Weekly output: Musk digitally deleting USAID, Arm vs. Qualcomm, U.K. vs. Apple, 8K TV, Bletchley Park
One of this week’s published stories began with reporting weeks ago; another began with notes and photos taken months ago.
2/3/2025: Musk’s Minions Deleting Digital Presence of US International Development Agency, PCMag
I could not just write about the weird digital erasure Elon Musk and his goons have been inflicting on the online presence of the U.S. Agency for International Development without reminding readers of three important bits of context: USAID does good and useful work (as vouched for in that quote from Georgetown University government-department chair Anthony Arend, four of whose classes I took as an undergrad 35-plus years ago); USAID constituted all of .4% of the federal budget in fiscal year 2024; Elon Musk’s tweets show no sign of him having any interest in the agency until January.

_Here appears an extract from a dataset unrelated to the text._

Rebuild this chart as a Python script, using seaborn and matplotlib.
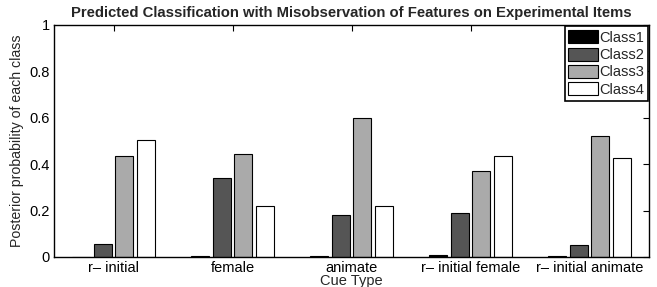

2/6/2025: Arm Drops Effort to Cancel Qualcomm’s Chip-Licensing Deal, PCMag
If you were considering buying a Windows laptop with one of Qualcomm’s power-efficient Snapdragon X processors, this should rank as very good news.
2/7/2025: Report: UK Orders Apple to Disable E2E Encryption on iCloud Backups Worldwide, PCMag
Writing up the Washington Post’s scoop about this dangerous demand by the U.K.’s Home Office gave me a crash course in looking up and citing legislation on Parliament’s Web site–without which I would have been writing about the Investigatory Powers Act without pointing people to the text of that 2016 statute and its 2024 amendments.
2/8/2025: In 2025, the Picture for 8K TVs (Still) Isn’t Looking Too Bright or Sharp, PCMag
I originally had delusions of writing this piece from CES with a Las Vegas dateline, but the weeks since then allowed me to get some additional numbers from the Consumer Technology Association and quiz another analyst as well as the head of the 8K Association.
2/9/2025: To See Codebreaking At Its Most Metal, Visit Bletchley Park, PCMag
Some of you may remember my writing a piece about Bletchley Park for the long-gone information-security publication The Parallax in 2018. I decided to revisit this museum of WWII codebreaking when my trip to London in October for Uber’s Go-Get Zero event (on Uber’s dime) left me with an afternoon free, and I’m glad I did because I was able to check out one exhibit that I’d had to skip earlier and see a few exhibits they’d added since then.